The development plan is technically simple in terms of robust geology,
supporting relatively shallow open pit mining across multiple sites which feed
into an industry standard process facility - the main challenge with the
project relates to its interaction with and impacts on local communities
during the construction and operation phases.

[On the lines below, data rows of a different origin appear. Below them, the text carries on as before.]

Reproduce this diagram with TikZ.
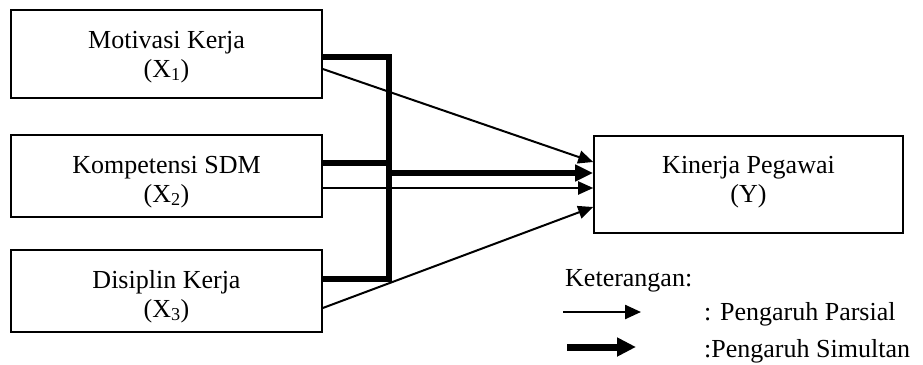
\documentclass[tikz,border=0pt]{standalone}
\usepackage{fontspec}
\setmainfont{Liberation Serif}
\usetikzlibrary{arrows.meta}
\tikzset{
  box/.style={draw, line width=1.6pt, rectangle, align=center, inner sep=0pt,
    font=\fontsize{26}{29}\selectfont, text depth=6pt},
  thickline/.style={line width=6pt, line join=miter},
  thinarrow/.style={line width=2pt, -{Triangle[length=15pt,width=13pt]}},
  thickarrow/.style={line width=6pt, -{Triangle[length=18pt,width=16pt]}},
  legthin/.style={line width=2.4pt, -{Triangle[length=16pt,width=14pt]}},
  legthick/.style={line width=7pt, -{Triangle[length=19pt,width=18pt]}},
  legtext/.style={anchor=base west, inner sep=0pt, font=\fontsize{26}{29}\selectfont}
}
\begin{document}
\begin{tikzpicture}[x=1pt, y=-1pt]
\useasboundingbox (0,0) rectangle (923,364);
\node[box, text height=52pt, minimum width=311pt, minimum height=88pt] (x1) at (166.5,54) {Motivasi Kerja\\(X\textsubscript{1})};
\node[box, text height=58pt, minimum width=311pt, minimum height=82pt] (x2) at (166.5,176) {Kompetensi SDM\\(X\textsubscript{2})};
\node[box, text height=58pt, minimum width=311pt, minimum height=82pt] (x3) at (166.5,291) {Disiplin Kerja\\(X\textsubscript{3})};
\node[box, text height=41pt, minimum width=309pt, minimum height=97pt] (y) at (748.5,184.5) {Kinerja Pegawai\\(Y)};
\coordinate (bustop) at (389,57);
\coordinate (busx2) at (389,163);
\coordinate (busmid) at (389,173);
\coordinate (busbot) at (389,279);
% simultaneous (thick)
\draw[thickline] ([yshift=-3pt]x1.east) -- (bustop) -- (busbot) -- ([yshift=12pt]x3.east);
\draw[thickline] ([yshift=13pt]x2.east) -- (busx2);
\draw[thickarrow] (busmid) -- ([yshift=11.5pt]y.west);
% partial (thin)
\draw[thinarrow] ([yshift=-15pt]x1.east) -- ([yshift=22.5pt]y.west);
\draw[thinarrow] ([yshift=-12pt]x2.east) -- ([yshift=-3.5pt]y.west);
\draw[thinarrow] ([yshift=-17pt]x3.east) -- ([yshift=-22.5pt]y.west);
% legend
\node[legtext] (ket) at (565,286) {Keterangan:};
\coordinate (lta) at (563,312);
\coordinate (ltb) at (641,312);
\coordinate (lka) at (567,347);
\coordinate (lkb) at (636,347);
\draw[legthin] (lta) -- (ltb);
\draw[legthick] (lka) -- (lkb);
\node[legtext] (parsial) at (704,320) {: Pengaruh Parsial};
\node[legtext] (simultan) at (704,357) {:Pengaruh Simultan};
\end{tikzpicture}
\end{document}
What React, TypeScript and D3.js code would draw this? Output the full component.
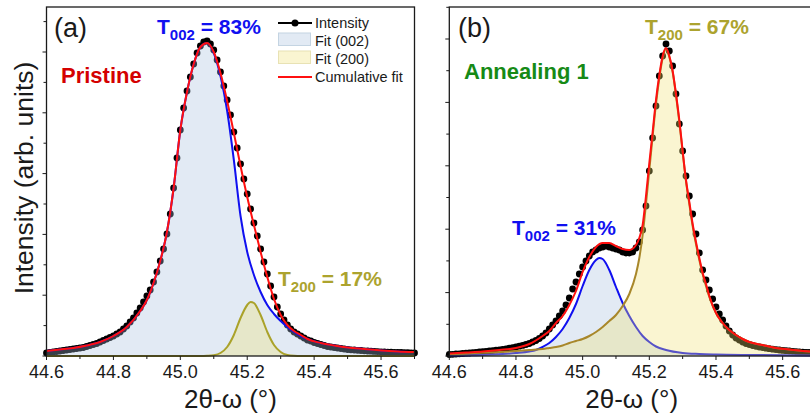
import React from "react";
import * as d3 from "d3";

const W = 810;
const H = 418;
const FONT = "'Liberation Sans', Arial, Helvetica, sans-serif";

// ---- axes ----
const X_DOMAIN: [number, number] = [44.6, 45.7];
const X_MAJOR = [44.6, 44.8, 45.0, 45.2, 45.4, 45.6];
const X_MINOR = [44.7, 44.9, 45.1, 45.3, 45.5, 45.7];
const Y_MAX = 349; // arbitrary intensity units
const SCAN_START = 44.6;
const SCAN_STEP = 0.01;

// ---- panel (a) Pristine ----
const A_INTENSITY = [
  3, 3.5, 4, 4.5, 5, 5.5, 6, 6.5, 7, 7.5,
  8, 8.5, 9.5, 10.5, 11.5, 12.5, 14, 15.5, 17, 18.5,
  20, 22, 24, 27, 30, 34, 38, 43, 48, 54,
  60, 66, 74, 84, 95, 107, 122, 142, 168, 198,
  226, 248, 265, 279, 292, 303, 310, 314, 315, 312,
  306, 296, 284, 270, 256, 241, 224, 208, 192, 177,
  162, 147, 133, 120, 107, 94, 82, 70, 59, 49,
  42, 36, 31, 27, 24, 22, 20, 18, 16, 15,
  13.5, 12.5, 11.5, 10.5, 9.5, 9, 8.5, 8, 7.5, 7,
  6.5, 6.2, 6, 5.7, 5.5, 5.2, 5, 4.8, 4.6, 4.4,
  4.2, 4, 3.9, 3.8, 3.7, 3.6, 3.5, 3.4, 3.3, 3.2, 3.1,
];
const A_FIT_X = [
  44.6, 44.64, 44.68, 44.72, 44.76, 44.8, 44.84, 44.88, 44.9, 44.92,
  44.94, 44.96, 44.98, 45.0, 45.02, 45.04, 45.06, 45.08, 45.1, 45.12,
  45.14, 45.16, 45.18, 45.2, 45.22, 45.24, 45.26, 45.28, 45.3, 45.32,
  45.34, 45.36, 45.38, 45.42, 45.46, 45.5, 45.55, 45.6, 45.65, 45.7,
];
const A_FIT_002 = [
  5, 6.5, 8, 10.5, 14, 20, 29, 45, 56, 73,
  95, 124, 168, 226, 264, 292, 309, 313, 303, 280,
  245, 196, 140, 104, 81, 64, 51, 42, 35, 29,
  24, 20, 17, 13, 10.5, 8.5, 7, 5.5, 4.5, 4,
];
const A_CUMULATIVE = [
  5, 6.5, 8, 10.5, 14, 20, 29, 45, 56, 73,
  95, 124, 168, 226, 264, 292, 309, 313, 304, 283,
  255, 223, 190, 159, 131, 104, 79, 57, 41, 31,
  25, 21, 17, 13, 10.5, 8.5, 7, 5.5, 4.5, 4,
];
const A_FIT200_X = [
  44.6, 45.0, 45.06, 45.08, 45.1, 45.12, 45.14, 45.16, 45.18, 45.2, 45.21,
  45.22, 45.24, 45.26, 45.28, 45.3, 45.32, 45.34, 45.36, 45.4, 45.7,
];
const A_FIT_200 = [
  0, 0, 0, 0.2, 0.8, 3, 9, 21, 38, 51, 54,
  53, 41, 24, 11, 4, 1, 0.2, 0, 0, 0,
];

// ---- panel (b) Annealing 1 ----
const B_INTENSITY = [
  1.5, 1.7, 2, 2.2, 2.5, 2.8, 3, 3.3, 3.6, 4,
  4.3, 4.6, 5, 5.4, 5.8, 6.2, 6.7, 7.2, 7.8, 8.4,
  9, 9.8, 10.6, 11.5, 12.5, 14, 15.5, 17.5, 20, 23,
  27, 31, 35, 40, 45, 51, 58, 67, 74, 82,
  89, 95, 100, 104, 106, 108, 109, 110, 109, 108,
  107, 106, 104, 103, 103, 104, 108, 114, 126, 150,
  185, 218, 250, 280, 300, 312, 305, 290, 262, 232,
  205, 180, 160, 142, 122, 103, 86, 76, 66, 57,
  49, 42, 36, 30, 25, 21, 18, 16, 14, 12.5,
  11.5, 10.5, 9.7, 9, 8.4, 7.8, 7.3, 6.8, 6.4, 6,
  5.6, 5.3, 5, 4.7, 4.4, 4.1, 3.9, 3.7, 3.5, 3.3, 3.1,
];
const B_FIT_X = [
  44.6, 44.65, 44.7, 44.75, 44.8, 44.84, 44.88, 44.9, 44.92, 44.94,
  44.96, 44.98, 45.0, 45.02, 45.04, 45.06, 45.08, 45.1, 45.12, 45.14,
  45.16, 45.17, 45.18, 45.19, 45.2, 45.21, 45.22, 45.23, 45.24, 45.25,
  45.26, 45.27, 45.28, 45.29, 45.3, 45.31, 45.32, 45.33, 45.34, 45.35,
  45.36, 45.37, 45.38, 45.4, 45.42, 45.44, 45.46, 45.48, 45.5, 45.54,
  45.58, 45.62, 45.66, 45.7,
];
const B_CUMULATIVE = [
  2.5, 3.5, 4.5, 6, 8, 12, 20, 25, 33, 40,
  51, 65, 84, 99, 109, 113, 113, 110, 107, 106,
  111, 118, 131, 160, 193, 224, 256, 281, 300, 308,
  300, 285, 262, 236, 205, 176, 154, 132, 114, 98,
  83, 72, 60, 43, 33, 26, 21, 17, 14, 11,
  8, 6.5, 5, 4,
];
const B_FIT_200 = [
  2, 2.5, 3.5, 4, 5, 6, 7, 8, 9, 10.5,
  13, 15, 17, 20, 24, 29, 35, 41, 50, 62,
  82, 98, 121, 152, 186, 220, 252, 278, 298, 307,
  299, 284, 261, 234, 204, 175, 152, 130, 112, 96,
  82, 70, 59, 43, 33, 26, 21, 17, 14, 11,
  8, 6.5, 5, 4,
];
const B_FIT002_X = [
  44.6, 44.7, 44.76, 44.8, 44.84, 44.86, 44.88, 44.9, 44.92, 44.94,
  44.96, 44.98, 45.0, 45.02, 45.04, 45.05, 45.06, 45.08, 45.1, 45.12,
  45.14, 45.16, 45.18, 45.2, 45.22, 45.25, 45.3, 45.35, 45.4, 45.5, 45.7,
];
const B_FIT_002 = [
  0.5, 1, 2, 3, 4.5, 6, 9, 13, 19, 27,
  38, 52, 70, 86, 96, 98, 97, 86, 69, 53,
  40, 29, 20, 14, 9.5, 6, 3, 2, 1.5, 1, 0.5,
];

// ---- colours ----
const BLUE = "#1010f0";
const RED = "#ff1010";
const OLIVE_A = "#aaa22a";
const OLIVE_B = "#a8872a";
const OLIVE_TEXT = "#aca32e";
const BLUE_FILL = "rgb(167,190,222)";
const YELLOW_FILL = "rgb(240,224,112)";
const BLUE_OP = 0.33;
const YELLOW_OP = 0.32;

const LEGEND_ITEMS = ["Intensity", "Fit (002)", "Fit (200)", "Cumulative fit"];

type PanelProps = {
  x0: number;
  x1: number;
  yStep: number;
  dots: number[];
  f002X: number[];
  f002: number[];
  f200X: number[];
  f200: number[];
  cumX: number[];
  cum: number[];
  olive: string;
};

const TOP = 7;
const BOTTOM = 356;

function Panel(p: PanelProps) {
  const x = d3.scaleLinear().domain(X_DOMAIN).range([p.x0, p.x1]);
  const y = d3.scaleLinear().domain([0, Y_MAX]).range([BOTTOM, TOP]);
  const curve = d3.curveMonotoneX;
  const area = (xs: number[], ys: number[]) =>
    d3
      .area<number>()
      .x((_, i) => x(xs[i]))
      .y0(y(0))
      .y1((d) => y(d))
      .curve(curve)(ys) || "";
  const line = (xs: number[], ys: number[]) =>
    d3
      .line<number>()
      .x((_, i) => x(xs[i]))
      .y((d) => y(d))
      .curve(curve)(ys) || "";
  const yTicks = d3.range(0, Y_MAX, p.yStep);
  return (
    <g>
      {/* data dots (beneath the translucent fills) */}
      {p.dots.map((v, i) => (
        <circle key={i} cx={x(SCAN_START + i * SCAN_STEP)} cy={y(v)} r={3.4} fill="#000" />
      ))}
      <path d={area(p.f002X, p.f002)} fill={BLUE_FILL} fillOpacity={BLUE_OP} />
      <path d={line(p.f002X, p.f002)} fill="none" stroke={BLUE} strokeWidth={2} />
      <path d={area(p.f200X, p.f200)} fill={YELLOW_FILL} fillOpacity={YELLOW_OP} />
      <path d={line(p.f200X, p.f200)} fill="none" stroke={p.olive} strokeWidth={2} />
      <path d={line(p.cumX, p.cum)} fill="none" stroke={RED} strokeWidth={2} />
      {/* frame */}
      <rect x={p.x0} y={TOP} width={p.x1 - p.x0} height={BOTTOM - TOP} fill="none" stroke="#1a1a1a" strokeWidth={1.3} />
      {/* y ticks */}
      {yTicks.map((t, i) => (
        <line key={"y" + i} x1={p.x0} x2={p.x0 - (i % 2 === 0 ? 4 : 3)} y1={y(t)} y2={y(t)} stroke="#1a1a1a" strokeWidth={1} />
      ))}
      {/* x ticks */}
      {X_MAJOR.map((t) => (
        <g key={"xm" + t}>
          <line x1={x(t)} x2={x(t)} y1={BOTTOM} y2={BOTTOM + 4} stroke="#1a1a1a" strokeWidth={1} />
          <text x={x(t)} y={378} textAnchor="middle" fontSize={18} fontFamily={FONT} fill="#1a1a1a">
            {d3.format(".1f")(t)}
          </text>
        </g>
      ))}
      {X_MINOR.map((t) => (
        <line key={"xn" + t} x1={x(t)} x2={x(t)} y1={BOTTOM} y2={BOTTOM + 3} stroke="#1a1a1a" strokeWidth={1} />
      ))}
      <text x={(p.x0 + Math.min(p.x1, 814)) / 2} y={408} textAnchor="middle" fontSize={26} fontFamily={FONT} fill="#1a1a1a">
        2θ-ω (°)
      </text>
    </g>
  );
}

function TLabel({ x, y, sub, rest, color }: { x: number; y: number; sub: string; rest: string; color: string }) {
  return (
    <text x={x} y={y} fontSize={21} fontWeight="bold" fontFamily={FONT} fill={color}>
      T
      <tspan fontSize={15} dy={6}>
        {sub}
      </tspan>
      <tspan dy={-6}>{rest}</tspan>
    </text>
  );
}

export default function App() {
  return (
    <div style={{ position: "absolute", left: 0, top: 0 }}>
      <svg width={W} height={H} style={{ display: "block", background: "#fff" }}>
        <rect width={W} height={H} fill="#fff" />
        <Panel
          x0={46.5}
          x1={414.5}
          yStep={30.4}
          dots={A_INTENSITY}
          f002X={A_FIT_X}
          f002={A_FIT_002}
          f200X={A_FIT200_X}
          f200={A_FIT_200}
          cumX={A_FIT_X}
          cum={A_CUMULATIVE}
          olive={OLIVE_A}
        />
        <Panel
          x0={449.3}
          x1={816}
          yStep={31.7}
          dots={B_INTENSITY}
          f002X={B_FIT002_X}
          f002={B_FIT_002}
          f200X={B_FIT_X}
          f200={B_FIT_200}
          cumX={B_FIT_X}
          cum={B_CUMULATIVE}
          olive={OLIVE_B}
        />
        {/* y axis title */}
        <text transform="translate(33,178) rotate(-90)" textAnchor="middle" fontSize={26.5} fontFamily={FONT} fill="#1a1a1a">
          Intensity (arb. units)
        </text>
        {/* panel labels */}
        <text x={54} y={37} fontSize={27} fontFamily={FONT} fill="#1a1a1a">(a)</text>
        <text x={458} y={37} fontSize={27} fontFamily={FONT} fill="#1a1a1a">(b)</text>
        <text x={61} y={83} fontSize={22} fontWeight="bold" fontFamily={FONT} fill="#d40000">Pristine</text>
        <text x={464} y={79} fontSize={22} fontWeight="bold" fontFamily={FONT} fill="#168a16">Annealing 1</text>
        <TLabel x={157} y={34} sub="002" rest=" = 83%" color={BLUE} />
        <TLabel x={278} y={286} sub="200" rest=" = 17%" color={OLIVE_TEXT} />
        <TLabel x={512} y={235} sub="002" rest=" = 31%" color={BLUE} />
        <TLabel x={645} y={34} sub="200" rest=" = 67%" color={OLIVE_TEXT} />
        {/* legend */}
        <g fontFamily={FONT} fontSize={14.5} fill="#1a1a1a">
          <line x1={278} x2={312} y1={23} y2={23} stroke="#000" strokeWidth={2} />
          <circle cx={295} cy={23} r={3.5} fill="#000" />
          <rect x={278.5} y={33} width={32} height={12.5} fill={BLUE_FILL} fillOpacity={BLUE_OP} stroke="#c4d4e2" strokeWidth={1} />
          <rect x={278.5} y={51} width={32} height={12.5} fill={YELLOW_FILL} fillOpacity={YELLOW_OP} stroke="#e8e2b4" strokeWidth={1} />
          <line x1={278} x2={312} y1={77} y2={77} stroke={RED} strokeWidth={2} />
          {LEGEND_ITEMS.map((t, i) => (
            <text key={t} x={315} y={28 + i * 18} fill="#1a1a1a">
              {t}
            </text>
          ))}
        </g>
      </svg>
    </div>
  );
}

As such, a significant effort has been completed in respect of mapping and
understanding the baseline social and environmental setting of the project
area and importantly ensuring that this data is utilised in the project design
phase to minimise impacts on local communities by following a hierarchy of:
Avoid / Minimise / Mitigate / Compensate. This has led to changes in project
design to accommodate this strategy and ultimately deliver a more robust
outcome for all stakeholders.
The delivery of the Doropo PFS has enabled Centamin to publish our first
non-Sukari reserve and has been one of the key drivers of the Company
exceeding its stated aim of growing the Group Reserves by more than 3Moz over
the three years from 2021 to 2023, having now delivered 3.5Moz of Reserve
growth.
Building on the success of the PFS, the Company launched the Definitive
Feasibility Study ("DFS") and associated ESIA in mid-2023 with aim of
submitting a mining licence application in mid-2024. In parallel, we have
started to assess the funding options for the construction phase of Doropo
with the aim of reaching a final investment decision point in late 2024 with a
fully funded construction package in place alongside the requisite in-country
permits required to enable the Board to make an informed decision on the
construction phase.
2024 OUTLOOK
In 2024 we look to continue our track record of delivery and building on the
platform for growth that has been established by the reinvestment programme at
Sukari. We are forecasting increased production of 470,000 to 500,000 ounces
and are targeting all-in sustaining costs of US$1,200-1,350 per ounce sold.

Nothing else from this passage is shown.